Dopo la morte di Federico, ho anche imparato a odiare la domanda «Come stai?». Lo so, sembra innocua, e pure piena di cura. Ma lo è davvero? Chi ti è vicino lo sa, come stai, senza bisogno di chiedertelo. E chi non ti conosce, perché, esattamente, vuole saperlo? Gli interessa davvero, o c’è della curiosità morbosa, legata al tentativo di esorcizzare la paura atavica della morte attraverso l’osservazione dell’esperienza altrui?
Davide Cardile racconta la sua reazione al «Come stai?» nella puntata Non è ok (non) essere ok (Un anno dopo) della sua newsletter Ci sono parole: «Le persone ci tengono a chiedermelo. E io già da tempo mi sono stancato di rispondere. Non perché non voglia parlare con le persone ma solo perché ogni risposta sarebbe sbagliata, parziale, o troppo poco articolata per avvicinarsi alla realtà. Oppure perché capisco benissimo che non è ciò che le persone vogliono sentire quando chiedono “come stai?” E capisco benissimo che non è neanche questione di cattiveria. È solo che ci sono distanze difficili da colmare, prospettive che non permettono di avere la stessa visuale e capire».
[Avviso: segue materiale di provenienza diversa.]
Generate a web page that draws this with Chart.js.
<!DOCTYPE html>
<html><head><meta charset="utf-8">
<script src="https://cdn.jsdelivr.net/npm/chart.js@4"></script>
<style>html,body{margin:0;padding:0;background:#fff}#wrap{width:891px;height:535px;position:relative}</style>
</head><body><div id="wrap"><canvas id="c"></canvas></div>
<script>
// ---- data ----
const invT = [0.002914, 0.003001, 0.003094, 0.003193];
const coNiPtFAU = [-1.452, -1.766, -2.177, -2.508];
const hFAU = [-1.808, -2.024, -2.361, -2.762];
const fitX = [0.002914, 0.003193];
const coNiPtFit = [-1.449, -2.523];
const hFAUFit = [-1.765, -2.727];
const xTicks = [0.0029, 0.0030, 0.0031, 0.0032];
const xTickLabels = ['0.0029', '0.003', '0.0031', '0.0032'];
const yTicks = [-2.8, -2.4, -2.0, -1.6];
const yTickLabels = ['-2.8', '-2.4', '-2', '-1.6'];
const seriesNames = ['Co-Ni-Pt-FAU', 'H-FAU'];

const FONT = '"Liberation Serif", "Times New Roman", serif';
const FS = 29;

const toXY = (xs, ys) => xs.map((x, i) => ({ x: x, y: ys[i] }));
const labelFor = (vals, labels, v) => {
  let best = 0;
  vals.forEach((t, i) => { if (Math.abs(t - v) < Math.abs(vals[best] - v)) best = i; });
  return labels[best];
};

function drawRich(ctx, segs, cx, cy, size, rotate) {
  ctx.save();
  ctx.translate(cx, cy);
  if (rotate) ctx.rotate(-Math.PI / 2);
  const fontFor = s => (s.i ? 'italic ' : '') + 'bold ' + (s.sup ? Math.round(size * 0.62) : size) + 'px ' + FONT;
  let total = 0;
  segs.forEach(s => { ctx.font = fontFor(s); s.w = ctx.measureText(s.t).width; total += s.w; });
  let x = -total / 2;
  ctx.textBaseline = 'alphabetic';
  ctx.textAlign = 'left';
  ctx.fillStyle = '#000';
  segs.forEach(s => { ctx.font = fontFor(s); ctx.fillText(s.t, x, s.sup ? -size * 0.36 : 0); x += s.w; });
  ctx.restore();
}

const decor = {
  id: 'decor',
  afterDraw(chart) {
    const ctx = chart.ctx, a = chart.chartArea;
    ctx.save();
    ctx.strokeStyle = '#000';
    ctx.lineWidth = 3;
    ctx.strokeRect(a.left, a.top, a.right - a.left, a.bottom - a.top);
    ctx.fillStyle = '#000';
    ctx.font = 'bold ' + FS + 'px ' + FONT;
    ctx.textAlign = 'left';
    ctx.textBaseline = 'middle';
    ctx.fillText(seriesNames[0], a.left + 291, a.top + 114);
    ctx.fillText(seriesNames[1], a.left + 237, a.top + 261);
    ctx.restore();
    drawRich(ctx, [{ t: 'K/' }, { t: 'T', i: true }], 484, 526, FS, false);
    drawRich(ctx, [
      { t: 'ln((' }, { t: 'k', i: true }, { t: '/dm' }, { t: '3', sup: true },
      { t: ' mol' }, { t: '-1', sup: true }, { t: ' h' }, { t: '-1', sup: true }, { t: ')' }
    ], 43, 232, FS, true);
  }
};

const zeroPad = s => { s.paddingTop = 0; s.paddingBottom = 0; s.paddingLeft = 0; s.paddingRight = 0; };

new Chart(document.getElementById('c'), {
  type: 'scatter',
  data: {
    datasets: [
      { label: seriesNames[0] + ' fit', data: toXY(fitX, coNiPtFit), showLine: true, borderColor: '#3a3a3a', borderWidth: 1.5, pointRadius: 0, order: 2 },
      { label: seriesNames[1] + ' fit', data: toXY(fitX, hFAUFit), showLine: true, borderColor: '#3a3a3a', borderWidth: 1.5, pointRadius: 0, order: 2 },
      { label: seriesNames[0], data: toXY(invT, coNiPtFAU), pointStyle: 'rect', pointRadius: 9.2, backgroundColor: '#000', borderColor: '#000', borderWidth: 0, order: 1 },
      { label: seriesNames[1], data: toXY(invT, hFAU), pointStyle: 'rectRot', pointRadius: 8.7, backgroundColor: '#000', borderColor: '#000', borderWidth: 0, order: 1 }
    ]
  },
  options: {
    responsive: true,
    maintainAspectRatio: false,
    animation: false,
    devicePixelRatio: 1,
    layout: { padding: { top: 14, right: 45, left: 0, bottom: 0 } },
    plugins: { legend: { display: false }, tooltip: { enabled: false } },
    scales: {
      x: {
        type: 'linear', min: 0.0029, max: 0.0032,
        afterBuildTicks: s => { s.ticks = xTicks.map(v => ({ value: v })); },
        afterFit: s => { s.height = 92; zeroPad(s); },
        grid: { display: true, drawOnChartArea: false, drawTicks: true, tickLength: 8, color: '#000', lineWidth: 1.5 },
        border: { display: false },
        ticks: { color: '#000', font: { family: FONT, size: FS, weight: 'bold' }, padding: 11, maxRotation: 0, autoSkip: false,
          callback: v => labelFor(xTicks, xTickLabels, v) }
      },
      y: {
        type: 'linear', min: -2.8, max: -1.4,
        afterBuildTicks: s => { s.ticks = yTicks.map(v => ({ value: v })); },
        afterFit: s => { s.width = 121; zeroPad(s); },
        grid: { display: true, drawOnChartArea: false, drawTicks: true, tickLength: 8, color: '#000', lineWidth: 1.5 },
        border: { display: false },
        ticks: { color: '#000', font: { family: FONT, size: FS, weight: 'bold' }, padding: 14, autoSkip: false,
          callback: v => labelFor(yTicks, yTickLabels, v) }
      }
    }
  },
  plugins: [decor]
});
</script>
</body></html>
La domanda «Come stai?» costringe la persona che la riceve a rispondere con una pietosa bugia – «Bene», «Non c’è male», «Dai, non mi lamento» – oppure con la verità. Che, almeno nei primi tempi, non è mai bella. Raccontare come ti senti dopo che hai subito un lutto è devastante. E se anche la persona che te lo chiede ti becca in un raro momento di serenità o svago, il «Come stai?» ti costringe a pensare a come ti senti e a verbalizzarlo. Insomma: magari tu stavi solo cercando di passare un pomeriggio sereno, e invece ti tocca esplorare di nuovo il tuo dolore.
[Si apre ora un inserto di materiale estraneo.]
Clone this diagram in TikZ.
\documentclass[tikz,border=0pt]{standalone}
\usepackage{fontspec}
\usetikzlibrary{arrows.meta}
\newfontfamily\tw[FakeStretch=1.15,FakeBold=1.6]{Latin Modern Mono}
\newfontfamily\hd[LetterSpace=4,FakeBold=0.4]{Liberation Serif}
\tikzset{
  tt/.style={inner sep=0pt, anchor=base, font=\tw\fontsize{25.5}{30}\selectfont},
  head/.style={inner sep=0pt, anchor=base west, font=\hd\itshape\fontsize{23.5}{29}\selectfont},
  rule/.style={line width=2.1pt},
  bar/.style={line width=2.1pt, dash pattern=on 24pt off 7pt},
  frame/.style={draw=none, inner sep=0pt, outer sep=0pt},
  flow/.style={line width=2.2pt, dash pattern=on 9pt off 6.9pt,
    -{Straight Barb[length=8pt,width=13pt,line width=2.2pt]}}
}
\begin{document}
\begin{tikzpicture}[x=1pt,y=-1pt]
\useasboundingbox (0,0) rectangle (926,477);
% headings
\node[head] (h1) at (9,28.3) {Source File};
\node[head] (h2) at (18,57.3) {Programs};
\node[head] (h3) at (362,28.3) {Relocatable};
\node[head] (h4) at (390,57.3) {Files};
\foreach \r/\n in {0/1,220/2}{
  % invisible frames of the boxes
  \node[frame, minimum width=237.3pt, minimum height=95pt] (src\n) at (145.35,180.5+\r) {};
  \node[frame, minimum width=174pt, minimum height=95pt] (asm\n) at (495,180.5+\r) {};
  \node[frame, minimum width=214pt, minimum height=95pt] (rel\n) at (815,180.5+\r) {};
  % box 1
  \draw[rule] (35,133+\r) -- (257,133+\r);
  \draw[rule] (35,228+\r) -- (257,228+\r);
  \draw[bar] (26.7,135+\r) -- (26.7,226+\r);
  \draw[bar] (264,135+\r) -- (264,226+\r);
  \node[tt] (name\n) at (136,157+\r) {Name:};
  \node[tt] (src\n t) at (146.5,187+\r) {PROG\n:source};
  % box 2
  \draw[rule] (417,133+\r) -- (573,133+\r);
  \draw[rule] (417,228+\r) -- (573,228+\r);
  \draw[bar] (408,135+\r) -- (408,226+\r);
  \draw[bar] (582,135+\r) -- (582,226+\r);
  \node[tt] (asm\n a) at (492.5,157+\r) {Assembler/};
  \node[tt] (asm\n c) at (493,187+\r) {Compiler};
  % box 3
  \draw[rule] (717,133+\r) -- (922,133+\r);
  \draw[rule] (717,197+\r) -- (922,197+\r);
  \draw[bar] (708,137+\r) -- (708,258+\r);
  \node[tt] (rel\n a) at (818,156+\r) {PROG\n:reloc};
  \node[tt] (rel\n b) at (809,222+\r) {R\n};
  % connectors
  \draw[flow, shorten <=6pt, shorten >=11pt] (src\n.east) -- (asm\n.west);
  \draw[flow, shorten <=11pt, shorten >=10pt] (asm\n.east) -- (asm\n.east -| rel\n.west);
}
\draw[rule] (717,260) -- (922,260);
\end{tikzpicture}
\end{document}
Queste riflessioni sono personali, e so che non appartengono a tutte le persone in lutto. Ma credo che diano una prospettiva diversa dalla narrativa sulla morte a cui ci hanno abituato, e siano più diffuse di quanto crediamo. Se solo riuscissimo a parlare più spesso di morte, e ad ascoltare le poche persone che lo fanno, senza scappare.